Today is my day for dyeing with indigo. I'm using the indigo dye kit from Maiwa which is pretty simple to use. Okay, simple to use, but not so simple to understand because there's some pretty major chemistry going on. But the instructions are good.
Indigo isn't like other dye. It requires a complicated chemical process to transform the blue dye particles from stable particles into a yellow, water-soluble substance. By removing oxygen from the vat, changing the PH, stuff like that, we can dip the cloth into the yellow/copper liquid and when the item emerges from the vat, the molecules react to the oxygen in the air and turn blue. Pretty nifty stuff.
There are lots of different kinds of vats. Fermenting, chemical (which is the one I'm doing today) and something else I can't remember. You can also make a similar blue colour with woad.
Woad grows really well here with zero inputs, on moderatly crappy soil. It's actually great for breaking up compact soil because it has long, penetrating tap roots.
I'm just obsessive compulsive. If it's about yarn, I wanna know it and try it and grow it.
Of course, most everything else is beyond me. Last week I learned the difference between a smartphone and my cell phone. Here I was thinking my phone was smart because it could remember more numbers than me.
I just came in because I ran out of yarn. This vat is much stronger than normal. Everything is the same, except this time I used hotter water. I wonder if that's the key to get darker dyes in fewer dips (we have to dip the fabric several times to get a dark colour blue).
This yarn is actually for one of the rewards of my upcoming Kickstarter (If I ever get this stupid video made - I hate video). I'll weave it into towels. Not everyone knows what to do with yarn, but everyone needs more towels. Douglas Addams understated the importance of always knowing where your towel is.

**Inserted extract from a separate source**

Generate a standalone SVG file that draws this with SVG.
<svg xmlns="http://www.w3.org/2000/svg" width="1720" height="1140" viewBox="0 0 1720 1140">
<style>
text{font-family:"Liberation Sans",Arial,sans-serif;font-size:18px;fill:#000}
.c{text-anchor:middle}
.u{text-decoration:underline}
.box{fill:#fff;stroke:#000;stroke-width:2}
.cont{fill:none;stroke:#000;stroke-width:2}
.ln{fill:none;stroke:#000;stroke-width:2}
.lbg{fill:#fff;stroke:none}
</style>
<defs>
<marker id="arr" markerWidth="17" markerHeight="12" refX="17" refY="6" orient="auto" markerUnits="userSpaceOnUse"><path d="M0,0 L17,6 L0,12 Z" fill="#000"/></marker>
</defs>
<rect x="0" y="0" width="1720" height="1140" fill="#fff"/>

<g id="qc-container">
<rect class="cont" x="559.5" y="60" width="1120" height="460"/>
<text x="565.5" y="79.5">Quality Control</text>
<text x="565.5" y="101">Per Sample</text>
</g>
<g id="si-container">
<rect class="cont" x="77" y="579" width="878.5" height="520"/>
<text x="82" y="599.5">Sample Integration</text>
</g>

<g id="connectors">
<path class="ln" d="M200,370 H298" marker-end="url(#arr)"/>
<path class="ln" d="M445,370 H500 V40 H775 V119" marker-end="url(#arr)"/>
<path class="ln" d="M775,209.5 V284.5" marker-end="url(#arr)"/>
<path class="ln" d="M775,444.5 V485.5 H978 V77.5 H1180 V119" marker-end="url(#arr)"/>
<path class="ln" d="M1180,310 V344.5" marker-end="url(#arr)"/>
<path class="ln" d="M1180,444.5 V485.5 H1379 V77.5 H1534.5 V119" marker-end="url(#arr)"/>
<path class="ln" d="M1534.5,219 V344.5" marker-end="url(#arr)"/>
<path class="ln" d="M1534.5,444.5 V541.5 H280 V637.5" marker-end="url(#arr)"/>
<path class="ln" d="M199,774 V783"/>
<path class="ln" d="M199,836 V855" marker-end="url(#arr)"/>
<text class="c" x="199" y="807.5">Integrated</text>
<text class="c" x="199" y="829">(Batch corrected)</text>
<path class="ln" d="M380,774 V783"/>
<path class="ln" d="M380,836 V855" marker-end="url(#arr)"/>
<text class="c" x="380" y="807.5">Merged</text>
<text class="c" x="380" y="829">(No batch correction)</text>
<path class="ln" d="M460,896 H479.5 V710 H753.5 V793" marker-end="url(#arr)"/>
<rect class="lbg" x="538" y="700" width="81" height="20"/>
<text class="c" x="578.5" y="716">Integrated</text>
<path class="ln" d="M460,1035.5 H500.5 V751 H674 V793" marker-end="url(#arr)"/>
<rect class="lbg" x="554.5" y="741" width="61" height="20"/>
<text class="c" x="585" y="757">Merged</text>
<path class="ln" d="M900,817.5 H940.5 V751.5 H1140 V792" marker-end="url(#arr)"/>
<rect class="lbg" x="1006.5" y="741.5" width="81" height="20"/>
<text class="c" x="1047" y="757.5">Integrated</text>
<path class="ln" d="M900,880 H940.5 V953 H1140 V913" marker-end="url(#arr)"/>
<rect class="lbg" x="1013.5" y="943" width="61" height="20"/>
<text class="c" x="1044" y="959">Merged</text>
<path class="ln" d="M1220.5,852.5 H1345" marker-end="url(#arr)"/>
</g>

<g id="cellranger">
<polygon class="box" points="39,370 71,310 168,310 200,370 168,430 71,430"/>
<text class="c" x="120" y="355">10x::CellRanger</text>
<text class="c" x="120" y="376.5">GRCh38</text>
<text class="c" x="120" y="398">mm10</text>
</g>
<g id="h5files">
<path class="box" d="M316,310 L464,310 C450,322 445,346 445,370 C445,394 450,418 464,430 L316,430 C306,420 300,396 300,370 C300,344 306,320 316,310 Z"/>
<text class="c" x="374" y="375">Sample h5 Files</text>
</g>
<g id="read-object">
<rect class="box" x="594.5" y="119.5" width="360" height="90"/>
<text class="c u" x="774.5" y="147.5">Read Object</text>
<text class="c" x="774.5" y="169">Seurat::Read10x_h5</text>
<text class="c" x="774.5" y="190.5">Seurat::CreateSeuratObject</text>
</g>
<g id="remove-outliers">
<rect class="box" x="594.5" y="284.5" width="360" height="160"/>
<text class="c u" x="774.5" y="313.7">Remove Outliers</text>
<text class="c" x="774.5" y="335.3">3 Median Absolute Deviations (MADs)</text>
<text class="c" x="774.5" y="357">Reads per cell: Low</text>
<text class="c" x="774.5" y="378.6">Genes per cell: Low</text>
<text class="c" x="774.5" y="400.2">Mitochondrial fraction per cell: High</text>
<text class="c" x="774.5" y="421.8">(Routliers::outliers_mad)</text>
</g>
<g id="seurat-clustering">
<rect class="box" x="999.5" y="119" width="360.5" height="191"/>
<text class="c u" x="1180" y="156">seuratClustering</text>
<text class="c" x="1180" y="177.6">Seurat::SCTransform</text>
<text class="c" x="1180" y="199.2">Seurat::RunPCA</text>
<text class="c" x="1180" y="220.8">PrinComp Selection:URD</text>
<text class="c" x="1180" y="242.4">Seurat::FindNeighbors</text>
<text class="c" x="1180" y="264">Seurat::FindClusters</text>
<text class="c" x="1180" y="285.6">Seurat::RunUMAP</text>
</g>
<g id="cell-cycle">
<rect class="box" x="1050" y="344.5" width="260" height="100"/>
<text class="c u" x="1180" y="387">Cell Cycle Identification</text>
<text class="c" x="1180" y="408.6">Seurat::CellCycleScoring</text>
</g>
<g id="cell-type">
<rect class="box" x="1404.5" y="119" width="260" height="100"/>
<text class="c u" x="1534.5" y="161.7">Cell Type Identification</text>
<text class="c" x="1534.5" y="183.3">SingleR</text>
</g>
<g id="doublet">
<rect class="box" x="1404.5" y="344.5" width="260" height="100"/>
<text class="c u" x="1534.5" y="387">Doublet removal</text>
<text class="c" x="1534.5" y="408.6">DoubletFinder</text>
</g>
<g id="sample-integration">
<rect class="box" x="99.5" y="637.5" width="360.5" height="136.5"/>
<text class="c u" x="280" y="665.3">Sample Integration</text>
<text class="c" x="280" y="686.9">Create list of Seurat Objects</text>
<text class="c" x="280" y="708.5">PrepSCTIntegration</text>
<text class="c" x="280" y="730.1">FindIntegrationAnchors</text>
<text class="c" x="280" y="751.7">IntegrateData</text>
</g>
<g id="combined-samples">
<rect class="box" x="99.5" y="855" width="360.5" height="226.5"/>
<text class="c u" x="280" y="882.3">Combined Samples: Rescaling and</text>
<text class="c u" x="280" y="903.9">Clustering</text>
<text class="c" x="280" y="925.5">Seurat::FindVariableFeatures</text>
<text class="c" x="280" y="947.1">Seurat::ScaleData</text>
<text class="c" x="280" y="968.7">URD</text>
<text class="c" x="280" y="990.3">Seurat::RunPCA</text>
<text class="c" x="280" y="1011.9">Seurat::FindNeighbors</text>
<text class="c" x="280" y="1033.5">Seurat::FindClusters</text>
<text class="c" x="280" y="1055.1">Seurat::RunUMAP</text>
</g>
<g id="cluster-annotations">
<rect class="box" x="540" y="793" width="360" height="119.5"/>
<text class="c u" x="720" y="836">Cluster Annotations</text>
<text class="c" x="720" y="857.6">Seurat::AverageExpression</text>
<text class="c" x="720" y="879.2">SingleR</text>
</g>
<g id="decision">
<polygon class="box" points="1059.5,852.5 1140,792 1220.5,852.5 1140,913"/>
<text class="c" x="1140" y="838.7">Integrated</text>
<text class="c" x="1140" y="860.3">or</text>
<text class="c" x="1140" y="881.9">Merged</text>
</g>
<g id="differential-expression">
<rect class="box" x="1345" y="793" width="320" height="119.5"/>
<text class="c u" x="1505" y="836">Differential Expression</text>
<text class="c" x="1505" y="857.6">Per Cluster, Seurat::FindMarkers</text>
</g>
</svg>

I just discovered I could use woad seeds to make a pretty dye colour, so I might take a break and do that... but really, I should start on those towels. But the woad seeds are taking up space I want to use for drying garlic. Decisions, decisions.
Names are so difficult. There's so much regional variation. I suggest for use for hands or dishes or anything you like. Some people just keep them for decoration, but that makes me a bit sad because they are so much nicer to use and longer lasting than commercial made towels. These ones I'm planning to make about 18"x28" which are really good for hanging off the oven handle and drying hands on. Or covering bread. Or anything you like.
There's a really interesting article is the current Spin-Off magazine, about how the ph of water affects dyes. And how it affects color-fastness. Basically when dyeing protein fibers like wool, vinegar is our friend both during dyeing and afterward.
But indigo is a whole different ballgame, so maybe with all the things we have to use (chemical vat) ph may not be such a huge factor.
I find that about half the people who buy the towels I weave out of cotton or linen, do what you said: don't use them to dry with. But they look at them more as table-runners or dresser scarves, so still putting them to good use. (a sales hint for you there, multiple uses to suggest to customers)
What a great picture of your dye day! Thanks for sharing. There is no blue quite like indigo, it's such a quintessential dye.
Oh, and for indigo inspiration, look up Roland Ricketts, he teaches art over at IU, an hour or so from here. He is all about indigo.
Seriously, it's his life's work, and he is a young guy relatively speaking, so I look for much more to come from him. He grows it here in Indiana, is a weaver as is his wife, studied indigo in Japan, etc. & creates contemporary textiles that are stunning. He exhibits nationally on a regular basis.
I wish indigo grew here. I even tried growing it in my greenhouse last year, but no luck. Too cold at night, I think.
But woad loves it here. I'm hoping to try a woad dye vat this week, but first I need some more yarn.
The more I use the chemical vat, the more it bothers me. The point of this farm is to find low impact ways. Ways that don't involve buying harmful chemicals or stressing over how to dispose of them when we're done. Every time I do one of these vats, I end up with lye burns.
A fermentation vat might be the way to go. I understand there are no gloves required unless one doesn't like blue hands.
I'm also experimenting with woad balls. That's where I want to put most of my effort this year.